In my opinion, an anti-anxiety dog bed can be any bed that your dog deems acceptable to sleep on. Some dogs love that feeling of being enclosed in a cave-like environment while other dogs prefer to have a bit more space around them.

So, if you try to get your dog to sleep in a bed that’s not particularly comfortable for them, regardless of how much money you spent on it simply because it’s a “dog calming bed”, your pooch will most likely become very anxious and probably have many restless nights.

How To Choose The Best Dog Calming Bed

Focus on choosing a bed that will suit your dog’s weight, size, temperament and any other emotional traits that makes your pooch unique.

It really is that simple.

When you combine this with all the other important things you should be doing such as using the right training methods to help prevent your dog from suffering from separation anxiety, providing your pooch with lots of interaction between the two of you, making sure you both go out for a nice long walk, you will find that your dog will be pretty happy with life overall.

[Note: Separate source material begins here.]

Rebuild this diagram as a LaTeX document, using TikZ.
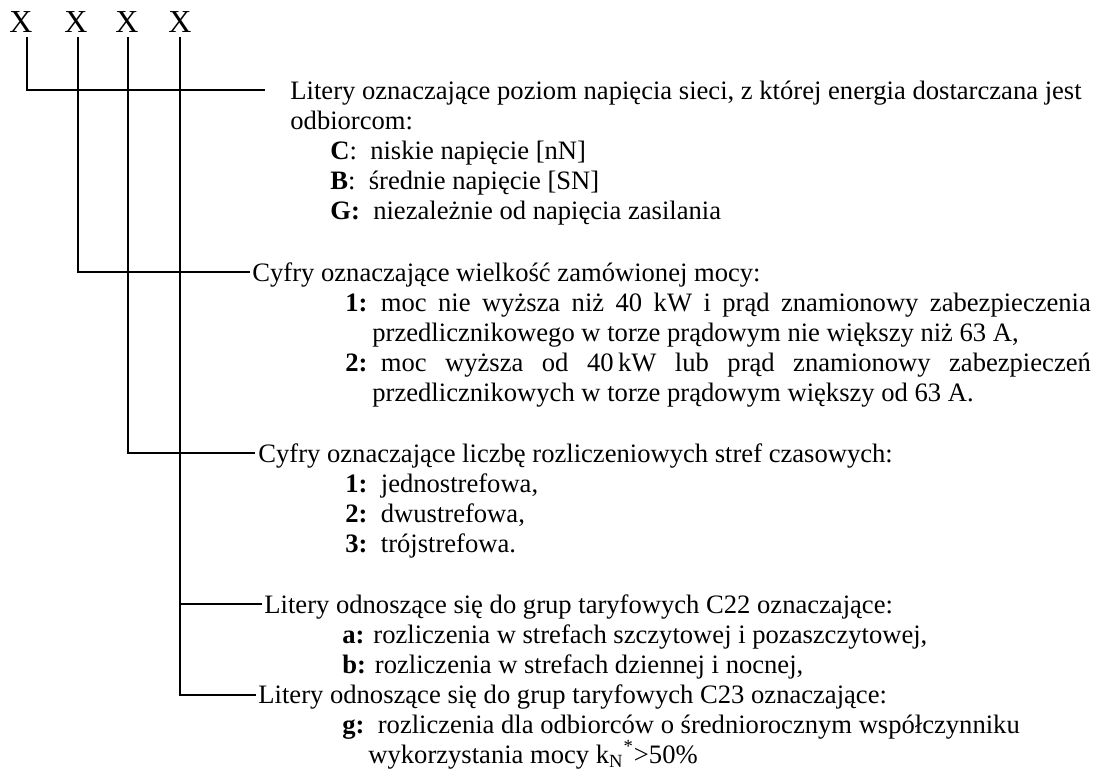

To be more specific about the type of dog bed you should get, just make sure that they meet these following basic requirements:

  • Avoid oversized beds as dogs normally like to curl and snuggle
  • Avoid beds that are too small (your dog should be able to easily sleep in all of their natural positions)
  • Make sure they have enough cushioning
  • Raised sides can be a good idea if your dog agrees (some dogs might feel too hot while others like that warm sensation)
  • Pick the right filling type for your bed to avoid
  • If you dog’s a digger, choose a resilient cover fabric for the bed
  • The dog bed should be washable

Ultimately, you might have to do some testing to find out what type of bed would be perfect for your pooch. There is a chance that the first bed you buy might not be the right one, so pay attention and don’t just believe that your dog will get used to it.

Don’t fall into the trap of buying a huge bed so that your dog can finally grow into it a few years down the line. Remember, they generally like to snuggle, so if it means having to buy multiple beds as your pooch grows up, then so be it.

If you have a small dog that’s going to stay small, you normally don’t have to worry too much, but still pay attention just in case.


You want your pooch to be comfortable, and regardless of the type of bed you get, this should be the ultimate goal.

Regardless of the bed you buy, don’t fall into the trap of believing that it’s the solution to helping your dog feel less anxious. This could be a very dangerous path to take, especially if your pooch suffers from separation anxiety.

In my opinion, it’s always highly recommended to get professional help from a dog behavior therapist as they will be able to set you on the right path in helping your pooch live a healthy and happy life with you and your family.

Consistency is key. Your dog has to go out for daily walks, at least twice a day for around 30 minutes to an hour each session, and during that time, you should interact with your pooch as this will help create that close bond. Separation anxiety is something that takes a lot of time to overcome, and this is where a dog behavior therapist will show you the right way to do it.